What you will do: Starting at the line that contains "Generate a Python" and stopping at the line that contains "from matplotlib.ticker import", copy every line exactly, both ends included, without the pictures.

Record extracts:
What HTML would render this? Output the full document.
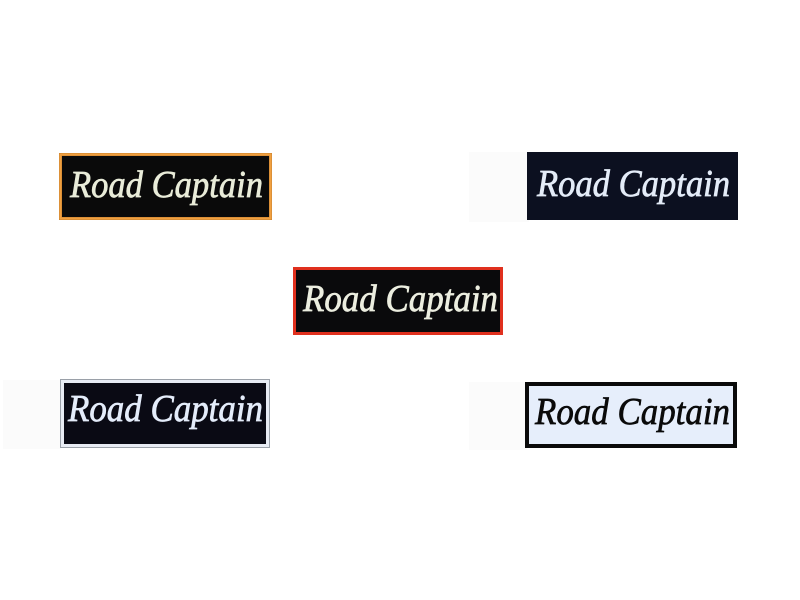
<!DOCTYPE html>
<html><head><meta charset="utf-8"><style>
html,body{margin:0;padding:0;background:#fff;}
svg{display:block;}
text{font-family:"Liberation Serif",serif;font-style:italic;font-size:38px;stroke-width:0.7;}
</style></head><body>
<svg width="800" height="600" viewBox="0 0 800 600" xmlns="http://www.w3.org/2000/svg">
<rect width="800" height="600" fill="#fff"/>
<!-- faint backgrounds -->
<rect x="469" y="152" width="60" height="70" fill="#fbfbfb"/>
<rect x="3" y="380" width="58" height="69" fill="#fbfbfb"/>
<rect x="469" y="382" width="58" height="68" fill="#fbfbfb"/>

<!-- Patch 1 orange -->
<rect x="59" y="153" width="213" height="67" fill="#c9802e"/>
<rect x="60.5" y="154.5" width="210" height="64" fill="none" stroke="#f0a040" stroke-width="2"/>
<rect x="62" y="156" width="207" height="61" fill="#0a0a0a"/>
<text x="70" y="197" fill="#e9ecd9" stroke="#e9ecd9" textLength="193" lengthAdjust="spacingAndGlyphs">Road Captain</text>

<!-- Patch 2 navy plain -->
<rect x="527" y="152" width="211" height="68" fill="#0c1020"/>
<text x="537" y="196" fill="#e4ecf8" stroke="#e4ecf8" textLength="193" lengthAdjust="spacingAndGlyphs">Road Captain</text>

<!-- Patch 3 red -->
<rect x="293" y="267" width="210" height="68" fill="#e0301e"/>
<rect x="296" y="270" width="204" height="62" fill="#0a0a0c"/>
<text x="303" y="311" fill="#eceee0" stroke="#eceee0" textLength="195" lengthAdjust="spacingAndGlyphs">Road Captain</text>

<!-- Patch 4 white border -->
<rect x="60" y="379" width="210" height="69" fill="#9aa0a8"/>
<rect x="61" y="380" width="208" height="67" fill="#e8ecf4"/>
<rect x="64" y="383" width="202" height="61" fill="#0a0a14"/>
<text x="68" y="421" fill="#e4ecfa" stroke="#e4ecfa" textLength="195" lengthAdjust="spacingAndGlyphs">Road Captain</text>

<!-- Patch 5 white with black border -->
<rect x="525" y="382" width="212" height="66" fill="#0a0a0a"/>
<rect x="529" y="386" width="204" height="58" fill="#e6eefb"/>
<text x="535" y="424" fill="#0a0a0a" stroke="#0a0a0a" textLength="195" lengthAdjust="spacingAndGlyphs">Road Captain</text>
</svg>
</body></html>
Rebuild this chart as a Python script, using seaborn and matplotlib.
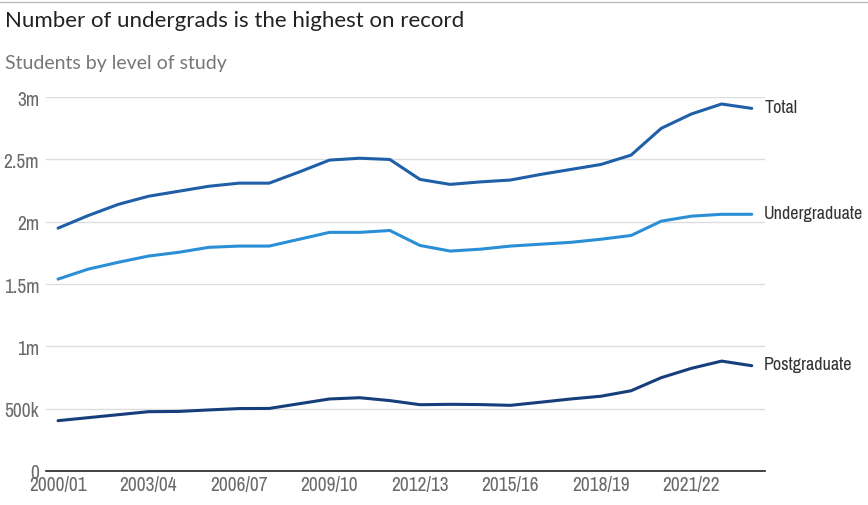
import matplotlib
matplotlib.use("Agg")
import matplotlib.pyplot as plt
from matplotlib import font_manager
import seaborn as sns
import pandas as pd
import numpy as np

years = ["2000/01", "2001/02", "2002/03", "2003/04", "2004/05", "2005/06", "2006/07",
         "2007/08", "2008/09", "2009/10", "2010/11", "2011/12", "2012/13", "2013/14",
         "2014/15", "2015/16", "2016/17", "2017/18", "2018/19", "2019/20", "2020/21",
         "2021/22", "2022/23", "2023/24"]
total = [1.949, 2.05, 2.14, 2.205, 2.245, 2.285, 2.31, 2.31, 2.40, 2.495, 2.51, 2.50,
         2.34, 2.30, 2.32, 2.335, 2.38, 2.42, 2.46, 2.535, 2.75, 2.865, 2.945, 2.91]
undergrad = [1.54, 1.62, 1.675, 1.725, 1.755, 1.795, 1.805, 1.805, 1.86, 1.915, 1.915, 1.93,
             1.81, 1.765, 1.78, 1.805, 1.82, 1.835, 1.86, 1.89, 2.005, 2.045, 2.06, 2.06]
postgrad = [0.404, 0.428, 0.452, 0.476, 0.478, 0.490, 0.501, 0.502, 0.540, 0.578, 0.588, 0.565,
            0.532, 0.535, 0.533, 0.527, 0.552, 0.578, 0.600, 0.644, 0.749, 0.824, 0.882, 0.845]
series_names = ["Total", "Undergraduate", "Postgraduate"]
colors = ["#1f5fa8", "#2a8fd6", "#163e7a"]
y_ticks = [0, 0.5, 1, 1.5, 2, 2.5, 3]
y_tick_labels = ["0", "500k", "1m", "1.5m", "2m", "2.5m", "3m"]
x_tick_every = 3

sns.set_theme(style="white")
plt.rcParams["font.family"] = ["Lato", "DejaVu Sans"]

# pick a condensed font if one is installed
cond_family = None
for f in font_manager.fontManager.ttflist:
    n = f.name.lower()
    if ("narrow" in n or "condensed" in n) and f.weight in (400, "normal", "regular"):
        cond_family = [f.name, "DejaVu Sans"]
        break
if cond_family is None:
    cond_family = ["Roboto", "DejaVu Sans"]

idx = np.arange(len(years))
df = pd.concat([
    pd.DataFrame({"i": idx, "value": vals, "series": name})
    for name, vals in zip(series_names, [total, undergrad, postgrad])
])

fig = plt.figure(figsize=(8.68, 5.06), dpi=100)
ax = fig.add_axes([0.053, 0.0672, 0.828, 0.7388])
sns.lineplot(data=df, x="i", y="value", hue="series", palette=dict(zip(series_names, colors)),
             linewidth=2.2, ax=ax, legend=False)

ax.set_xlim(-0.4, 23.43)
ax.set_ylim(0, 3)
ax.set_yticks(y_ticks)
ax.set_yticklabels(y_tick_labels, color="#6a6a6a", family=cond_family, fontsize=14)
ax.set_xticks(idx[::x_tick_every])
ax.set_xticklabels(years[::x_tick_every], color="#6a6a6a", family=cond_family, fontsize=14)
ax.tick_params(axis="y", length=0, pad=5)
ax.tick_params(axis="x", length=0, pad=3)
ax.grid(axis="y", color="#dddddd", linewidth=1)
ax.set_axisbelow(True)
for s in ["top", "right", "left"]:
    ax.spines[s].set_visible(False)
ax.spines["bottom"].set_color("#222222")
ax.spines["bottom"].set_linewidth(1.2)
ax.set_xlabel("")
ax.set_ylabel("")

for name, vals in zip(series_names, [total, undergrad, postgrad]):
    ax.annotate(name, xy=(idx[-1], vals[-1]), xytext=(9, 1), textcoords="offset points",
                va="center", ha="left", color="#333333", annotation_clip=False,
                family=cond_family, fontsize=13)

fig.text(0.006, 0.958, "Number of undergrads is the highest on record", fontsize=16,
         color="#222222", va="center", ha="left")
fig.text(0.006, 0.874, "Students by level of study", fontsize=14, color="#777777",
         va="center", ha="left")
fig.add_artist(plt.Line2D([0, 1], [0.995, 0.995], color="#bbbbbb", linewidth=1,
                          transform=fig.transFigure))

fig.savefig("out.png", dpi=100)
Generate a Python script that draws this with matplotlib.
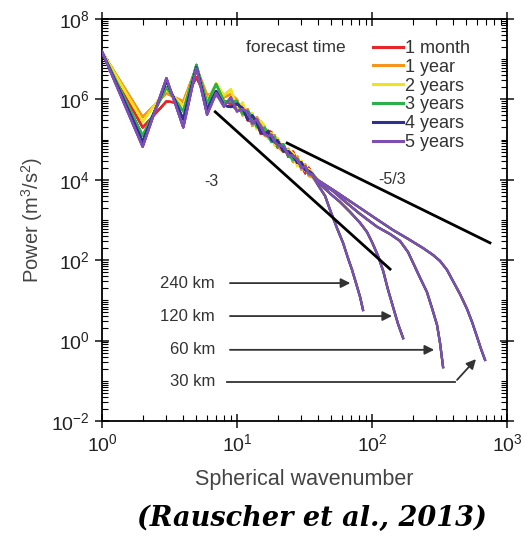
import numpy as np
import matplotlib
matplotlib.use("Agg")
import matplotlib.pyplot as plt
from matplotlib.lines import Line2D
from matplotlib.ticker import LogLocator, FixedLocator, NullFormatter

plt.rcParams['font.family'] = ['Liberation Sans', 'DejaVu Sans']
plt.rcParams['mathtext.fontset'] = 'custom'
plt.rcParams['mathtext.rm'] = 'Liberation Sans'
plt.rcParams['mathtext.it'] = 'Liberation Sans:italic'

# forecast times and colours
labels = ['1 month', '1 year', '2 years', '3 years', '4 years', '5 years']
colors = ['#e8262a', '#f7941d', '#f2e21c', '#2bb04a', '#2e3192', '#7d4fb5']

# low wavenumbers, log10 power per forecast time
k_low = [1, 2, 3, 4, 5, 6, 7, 8]
low_red = [7.18, 5.30, 5.95, 5.90, 6.55, 6.00, 6.10, 5.95]
low_orange = [7.18, 5.56, 6.15, 5.95, 6.80, 6.10, 6.20, 6.05]
low_yellow = [7.18, 5.45, 6.25, 5.85, 6.75, 5.95, 6.40, 6.10]
low_green = [7.18, 5.10, 6.30, 5.70, 6.86, 5.90, 6.38, 5.95]
low_blue = [7.18, 4.95, 6.45, 5.50, 6.80, 5.75, 6.20, 5.85]
low_purple = [7.18, 4.82, 6.53, 5.30, 6.78, 5.62, 6.15, 5.82]

# noisy middle range, log10 power per forecast time
k_mid = [9, 10, 11, 12, 13, 14, 15, 16, 17, 18, 19, 20, 22, 24, 26, 28, 30, 32, 34, 36]
mid_red = [5.89, 5.73, 5.82, 5.48, 5.44, 5.46, 5.14, 5.18, 5.22, 5.18, 4.91, 4.80, 4.87, 4.57, 4.70, 4.40, 4.41, 4.16, 4.30, 4.13]
mid_orange = [6.13, 5.99, 5.60, 5.76, 5.34, 5.56, 5.40, 5.10, 5.06, 4.98, 5.11, 4.84, 4.69, 4.77, 4.44, 4.58, 4.25, 4.38, 4.10, 4.07]
mid_yellow = [6.25, 5.75, 5.92, 5.54, 5.66, 5.26, 5.46, 5.34, 5.02, 5.16, 4.85, 5.04, 4.73, 4.73, 4.66, 4.34, 4.47, 4.22, 4.26, 4.19]
mid_green = [5.95, 5.95, 5.64, 5.72, 5.54, 5.32, 5.24, 5.30, 5.10, 4.94, 5.07, 4.82, 4.89, 4.61, 4.50, 4.52, 4.31, 4.34, 4.14, 4.11]
mid_blue = [5.81, 5.89, 5.78, 5.50, 5.60, 5.42, 5.18, 5.14, 5.20, 5.00, 4.93, 4.98, 4.71, 4.71, 4.60, 4.42, 4.43, 4.24, 4.22, 4.15]
mid_purple = [6.05, 5.70, 5.76, 5.68, 5.40, 5.50, 5.33, 5.14, 5.08, 5.12, 4.94, 4.86, 4.83, 4.62, 4.60, 4.50, 4.30, 4.33, 4.16, 4.13]

# tails for each model resolution (log10 power)
k_240 = [39.8, 44.9, 48.9, 55.0, 61, 66.4, 71.1, 76.1, 81.5, 85.8]
p_240 = [3.87, 3.60, 3.25, 2.80, 2.43, 2.05, 1.76, 1.43, 1.09, 0.76]
k_120 = [39.8, 43.4, 50, 57.9, 68.7, 81.5, 91.8, 100, 111, 121, 131, 143, 156, 170]
p_120 = [3.95, 3.82, 3.63, 3.45, 3.20, 2.93, 2.70, 2.45, 2.10, 1.73, 1.28, 0.84, 0.41, 0.06]
k_60 = [39.8, 51.4, 61, 81.5, 109, 136, 161, 185, 205, 227, 255, 278, 303, 319, 336]
p_60 = [3.97, 3.72, 3.50, 3.15, 2.83, 2.65, 2.48, 2.20, 1.88, 1.56, 1.21, 0.81, 0.39, -0.06, -0.66]
k_30 = [39.8, 51.4, 63.1, 81.5, 105, 143, 185, 239, 283, 319, 359, 398, 448, 505, 551, 600, 642, 687]
p_30 = [3.99, 3.75, 3.55, 3.30, 3.05, 2.75, 2.53, 2.30, 2.13, 1.98, 1.76, 1.48, 1.16, 0.79, 0.46, 0.09, -0.21, -0.48]

# reference slopes
slope3_k = [6.9, 136]
slope3_p = [4.9e5, 60]
slope53_k = [23.5, 748]
slope53_p = [8.2e4, 270]

lows = [low_red, low_orange, low_yellow, low_green, low_blue, low_purple]
mids = [mid_red, mid_orange, mid_yellow, mid_green, mid_blue, mid_purple]
tails = [(k_240, p_240), (k_120, p_120), (k_60, p_60), (k_30, p_30)]

fig = plt.figure(figsize=(5.24, 5.38), dpi=100)
ax = fig.add_axes([0.1947, 0.2175, 0.7729, 0.7472])

for i in range(6):
    for tk, tp in tails:
        k = np.array(k_low + k_mid + tk, dtype=float)
        p = 10 ** np.array(lows[i] + mids[i] + tp)
        ax.plot(k, p, color=colors[i], lw=1.6, zorder=2 + i)

ax.plot(slope3_k, slope3_p, color='black', lw=2, zorder=10)
ax.plot(slope53_k, slope53_p, color='black', lw=2, zorder=10)

ax.set_xscale('log')
ax.set_yscale('log')
ax.set_xlim(1, 1000)
ax.set_ylim(1e-2, 1e8)

ax.yaxis.set_major_locator(FixedLocator([10.0 ** e for e in range(-2, 9, 2)]))
ax.yaxis.set_minor_locator(LogLocator(base=10, subs=np.arange(1, 10), numticks=30))
ax.yaxis.set_minor_formatter(NullFormatter())
ax.xaxis.set_minor_locator(LogLocator(base=10, subs=np.arange(2, 10), numticks=30))
ax.xaxis.set_minor_formatter(NullFormatter())
ax.tick_params(which='major', direction='inout', length=10, width=1.2,
               top=True, right=True, labelsize=14, colors='#222222', pad=4)
ax.tick_params(which='minor', direction='in', length=4, width=0.8, top=True, right=True)
for s in ax.spines.values():
    s.set_linewidth(1.3)

ax.set_xlabel('Spherical wavenumber', fontsize=15.5, color='#444444', labelpad=10)
ax.set_ylabel('Power (m$^3$/s$^2$)', fontsize=14.5, color='#444444', labelpad=4)

ax.text(0.27, 0.595, '-3', transform=ax.transAxes, fontsize=11.5, color='#333333', ha='center', va='center')
ax.text(0.715, 0.6, '-5/3', transform=ax.transAxes, fontsize=11.5, color='#333333', ha='center', va='center')
ax.text(0.479, 0.930, 'forecast time', transform=ax.transAxes, fontsize=12.5, color='#333333', ha='center', va='center')

handles = [Line2D([], [], color=c, lw=2.2) for c in colors]
ax.legend(handles, labels, loc='upper left', bbox_to_anchor=(0.669, 0.948), frameon=False,
          fontsize=13, handlelength=1.65, handletextpad=0.15, labelspacing=0.1,
          borderpad=0, borderaxespad=0, labelcolor='#333333')

# resolution labels and arrows
arrow_kw = dict(arrowstyle='-|>', color='#333333', lw=1.3, mutation_scale=14)
res_text = ['240 km', '120 km', '60 km']
res_y = [0.343, 0.261, 0.177]
res_end = [0.620, 0.723, 0.827]
for t, yy, xe in zip(res_text, res_y, res_end):
    ax.text(0.279, yy, t, transform=ax.transAxes, fontsize=12, color='#333333', ha='right', va='center')
    ax.annotate('', xy=(xe, yy), xytext=(0.309, yy), xycoords='axes fraction',
                textcoords='axes fraction', arrowprops=arrow_kw)
ax.text(0.279, 0.097, '30 km', transform=ax.transAxes, fontsize=12, color='#333333', ha='right', va='center')
ax.plot([0.309, 0.872], [0.097, 0.097], transform=ax.transAxes, color='#333333', lw=1.3)
ax.annotate('', xy=(0.928, 0.159), xytext=(0.872, 0.097), xycoords='axes fraction',
            textcoords='axes fraction', arrowprops=arrow_kw)

fig.text(0.596, 0.037, '(Rauscher et al., 2013)', fontsize=19.5, family='DejaVu Serif',
         style='italic', weight='bold', ha='center', va='center')

fig.savefig('out.png', dpi=100)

Finished exercise:
Generate a Python script that draws this with matplotlib.
import numpy as np
import matplotlib
matplotlib.use("Agg")
import matplotlib.pyplot as plt
from matplotlib.lines import Line2D
from matplotlib.ticker import LogLocator, FixedLocator, NullFormatter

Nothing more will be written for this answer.